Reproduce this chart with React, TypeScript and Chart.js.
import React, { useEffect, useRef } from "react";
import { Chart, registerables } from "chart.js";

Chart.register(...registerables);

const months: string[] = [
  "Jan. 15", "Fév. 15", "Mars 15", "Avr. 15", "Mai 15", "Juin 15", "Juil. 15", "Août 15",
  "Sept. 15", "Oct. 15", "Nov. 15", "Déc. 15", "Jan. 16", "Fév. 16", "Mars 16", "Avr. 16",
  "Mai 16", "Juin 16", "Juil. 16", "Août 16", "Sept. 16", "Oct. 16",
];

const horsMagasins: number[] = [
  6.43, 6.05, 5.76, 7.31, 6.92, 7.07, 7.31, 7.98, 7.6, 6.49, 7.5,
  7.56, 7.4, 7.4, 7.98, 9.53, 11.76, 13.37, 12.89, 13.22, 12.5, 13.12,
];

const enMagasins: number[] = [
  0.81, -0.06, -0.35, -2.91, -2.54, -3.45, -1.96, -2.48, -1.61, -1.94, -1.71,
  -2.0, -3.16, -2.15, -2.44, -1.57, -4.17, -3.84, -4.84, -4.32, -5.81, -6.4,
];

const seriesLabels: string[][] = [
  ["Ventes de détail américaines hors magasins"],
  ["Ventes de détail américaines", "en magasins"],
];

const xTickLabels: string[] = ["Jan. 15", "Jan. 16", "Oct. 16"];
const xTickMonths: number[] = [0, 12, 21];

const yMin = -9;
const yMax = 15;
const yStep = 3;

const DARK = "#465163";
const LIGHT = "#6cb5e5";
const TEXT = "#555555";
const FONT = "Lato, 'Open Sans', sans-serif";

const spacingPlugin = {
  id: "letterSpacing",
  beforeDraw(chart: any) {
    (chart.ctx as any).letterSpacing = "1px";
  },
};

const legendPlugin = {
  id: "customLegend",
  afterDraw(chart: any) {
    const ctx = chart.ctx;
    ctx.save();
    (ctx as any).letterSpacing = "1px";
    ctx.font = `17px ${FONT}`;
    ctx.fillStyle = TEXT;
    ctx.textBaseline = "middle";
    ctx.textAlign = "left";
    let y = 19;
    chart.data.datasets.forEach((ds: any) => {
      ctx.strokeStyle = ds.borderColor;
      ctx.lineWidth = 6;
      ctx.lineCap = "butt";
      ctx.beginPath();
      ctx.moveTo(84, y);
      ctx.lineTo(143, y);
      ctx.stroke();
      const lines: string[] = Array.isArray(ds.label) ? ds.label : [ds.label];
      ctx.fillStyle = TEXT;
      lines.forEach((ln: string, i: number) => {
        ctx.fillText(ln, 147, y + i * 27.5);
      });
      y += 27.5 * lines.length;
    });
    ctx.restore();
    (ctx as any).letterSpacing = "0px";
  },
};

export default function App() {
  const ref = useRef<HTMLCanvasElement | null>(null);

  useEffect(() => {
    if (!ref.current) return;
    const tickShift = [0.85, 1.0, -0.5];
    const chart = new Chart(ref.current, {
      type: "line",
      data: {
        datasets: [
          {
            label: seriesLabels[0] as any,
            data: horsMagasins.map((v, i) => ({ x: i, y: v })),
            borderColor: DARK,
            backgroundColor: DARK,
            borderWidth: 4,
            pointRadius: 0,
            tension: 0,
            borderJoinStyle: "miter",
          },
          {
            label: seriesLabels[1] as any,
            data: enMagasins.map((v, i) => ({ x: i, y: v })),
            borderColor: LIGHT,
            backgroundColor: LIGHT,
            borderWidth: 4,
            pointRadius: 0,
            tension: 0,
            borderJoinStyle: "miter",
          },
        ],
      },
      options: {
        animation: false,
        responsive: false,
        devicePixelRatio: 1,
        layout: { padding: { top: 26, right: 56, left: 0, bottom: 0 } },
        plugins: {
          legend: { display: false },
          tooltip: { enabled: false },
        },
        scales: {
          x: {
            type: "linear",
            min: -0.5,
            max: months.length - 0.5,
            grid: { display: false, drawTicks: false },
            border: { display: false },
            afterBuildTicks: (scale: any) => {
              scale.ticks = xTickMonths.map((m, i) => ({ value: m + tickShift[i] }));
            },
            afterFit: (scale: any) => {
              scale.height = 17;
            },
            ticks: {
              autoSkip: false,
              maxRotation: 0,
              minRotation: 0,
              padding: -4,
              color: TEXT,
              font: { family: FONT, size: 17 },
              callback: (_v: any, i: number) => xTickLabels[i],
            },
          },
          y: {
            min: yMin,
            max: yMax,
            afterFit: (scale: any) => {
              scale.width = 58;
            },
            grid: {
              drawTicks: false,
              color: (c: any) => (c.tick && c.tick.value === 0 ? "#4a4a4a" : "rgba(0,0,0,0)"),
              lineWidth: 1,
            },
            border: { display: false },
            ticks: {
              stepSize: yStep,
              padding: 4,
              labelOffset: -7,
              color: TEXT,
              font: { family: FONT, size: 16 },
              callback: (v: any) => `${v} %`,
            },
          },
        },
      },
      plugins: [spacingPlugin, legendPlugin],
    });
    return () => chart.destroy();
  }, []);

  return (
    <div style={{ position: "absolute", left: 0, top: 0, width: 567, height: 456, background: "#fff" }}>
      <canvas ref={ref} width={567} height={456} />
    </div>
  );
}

---

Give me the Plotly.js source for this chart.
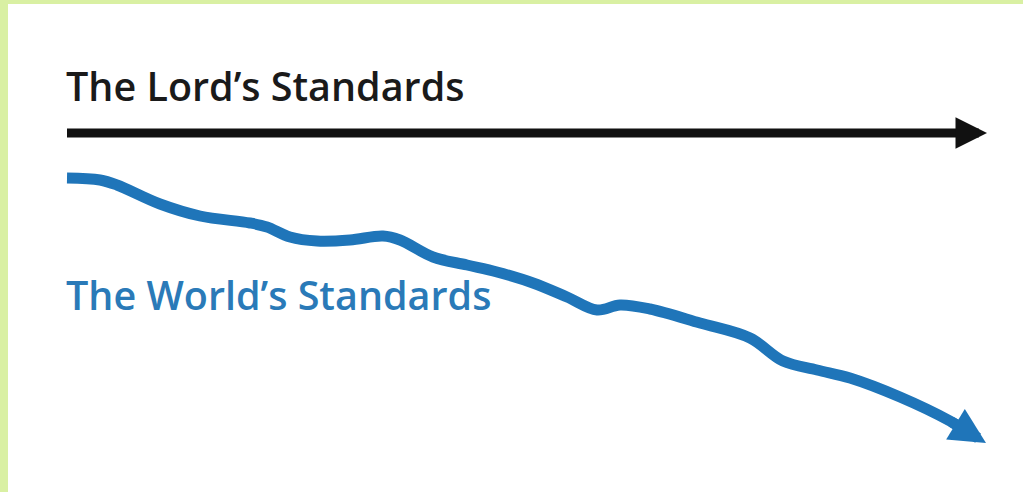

* * *

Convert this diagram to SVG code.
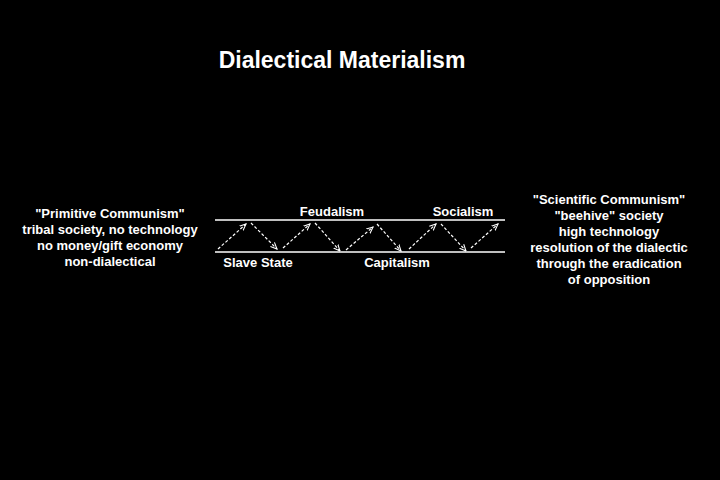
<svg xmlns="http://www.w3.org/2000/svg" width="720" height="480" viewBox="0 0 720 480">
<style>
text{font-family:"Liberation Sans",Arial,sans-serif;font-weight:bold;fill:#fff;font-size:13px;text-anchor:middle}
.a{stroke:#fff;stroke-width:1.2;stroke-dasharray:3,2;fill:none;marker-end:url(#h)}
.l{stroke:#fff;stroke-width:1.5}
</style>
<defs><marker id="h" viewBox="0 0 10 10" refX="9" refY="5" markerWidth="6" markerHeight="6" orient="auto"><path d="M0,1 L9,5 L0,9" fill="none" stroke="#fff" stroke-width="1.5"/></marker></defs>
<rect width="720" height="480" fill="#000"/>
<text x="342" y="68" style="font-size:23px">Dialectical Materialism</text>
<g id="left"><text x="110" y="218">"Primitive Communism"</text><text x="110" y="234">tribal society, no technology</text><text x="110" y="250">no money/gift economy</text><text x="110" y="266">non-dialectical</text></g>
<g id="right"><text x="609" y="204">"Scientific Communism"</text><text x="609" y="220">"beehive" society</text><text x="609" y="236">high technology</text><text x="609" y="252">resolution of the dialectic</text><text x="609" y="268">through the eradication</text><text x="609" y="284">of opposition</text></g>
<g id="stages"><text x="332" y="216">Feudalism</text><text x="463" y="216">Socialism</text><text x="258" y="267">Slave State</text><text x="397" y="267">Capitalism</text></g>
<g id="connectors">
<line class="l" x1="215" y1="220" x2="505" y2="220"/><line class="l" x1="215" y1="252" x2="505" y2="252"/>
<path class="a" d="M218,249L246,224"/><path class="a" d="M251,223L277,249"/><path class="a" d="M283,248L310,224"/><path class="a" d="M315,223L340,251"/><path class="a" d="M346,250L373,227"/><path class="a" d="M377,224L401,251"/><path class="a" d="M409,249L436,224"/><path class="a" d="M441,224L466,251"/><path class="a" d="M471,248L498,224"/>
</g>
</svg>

§ **WORK TO BE COMPLETED**: Show all lines from the listing above in which "this" appears.

§ **RESULT OF THE EXERCISE**:
Reproduce this chart with React, TypeScript and Chart.js.
Give me the Plotly.js source for this chart.
Convert this diagram to SVG code.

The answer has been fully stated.